Neben der Frage, ob und wann sich Start-ups um ein Investment kümmern sollten, bewegt Kaiser noch eine ganz praktische Sache: „Als Gründer sollte man sich unbedingt genügend Zeit für eine umfassende Cashflow-Planung nehmen – auch wenn im Online-Business immer alles ganz schnell gehen muss und man eigentlich gar keine Zeit dafür hat“, lautet seine Lektion. Zumindest für ein Jahr im Voraus sollte die Finanzplanung erfolgen und verknüpft sein mit den aktuellen Konto- und Buchhaltungsdaten, eine Excel-Tabelle reiche hierbei nicht aus. Dies habe er leider vernachlässigt, weil er sich immer so getrieben von den wöchentlichen Investoren-Meetings gefühlt habe – „aber ich hätte mir dann eben nachts oder am Wochenende dafür Zeit nehmen müssen“, sagt er selbstkritisch. Eine Woche lang müsse man sich akribisch damit auseinandersetzen, sämtliche Daten synchronisieren – dann habe man das Schlimmste geschafft.

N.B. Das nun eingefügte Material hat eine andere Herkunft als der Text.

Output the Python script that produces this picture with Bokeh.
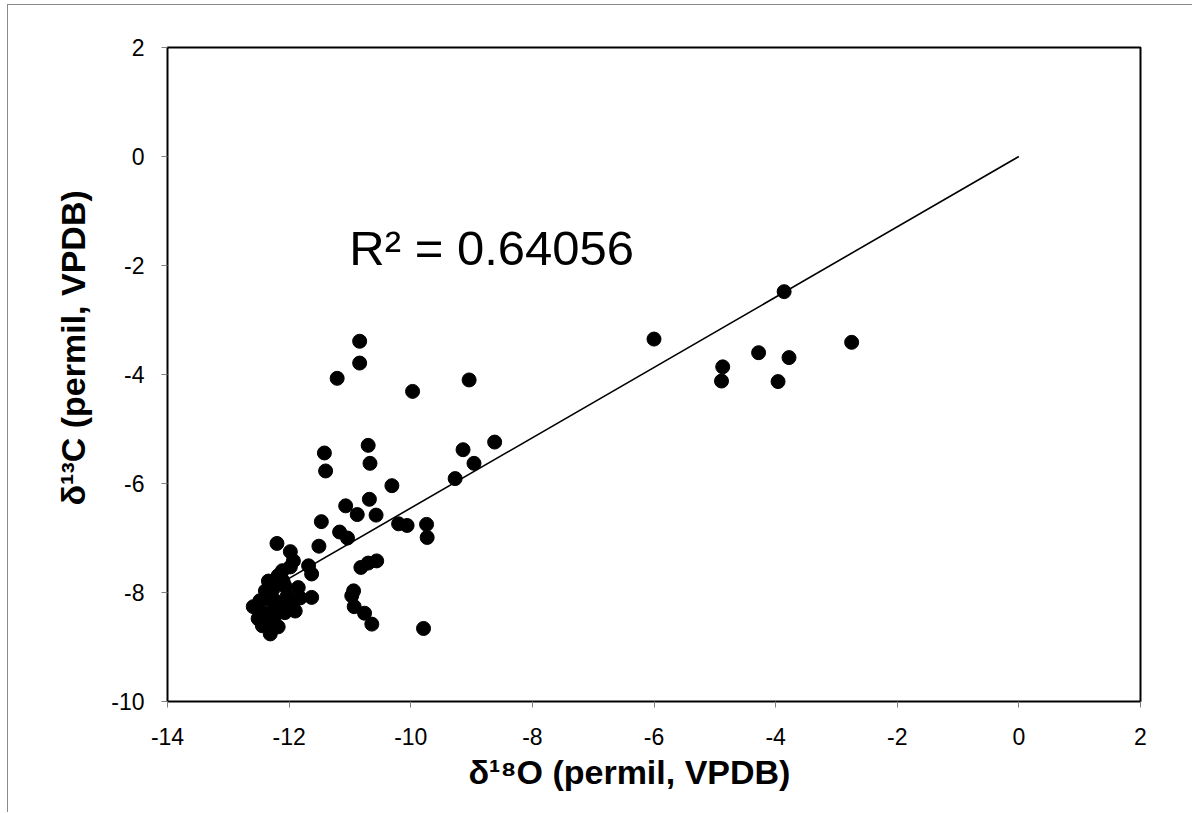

Es sind Themen, mit denen sich Gründer in der Euphorie ihres Start-ups nicht gerne auseinandersetzen. Kaiser versteht jeden, der davor zurückscheut. Und hofft, dass sein Beispiel trotzdem den einen oder anderen davor bewahren wird, in dieselbe Falle zu tappen wie er selbst.
Fotos: AR Images / Shutterstock (Mund); arka38 / Shutterstock (gefesselte Hände)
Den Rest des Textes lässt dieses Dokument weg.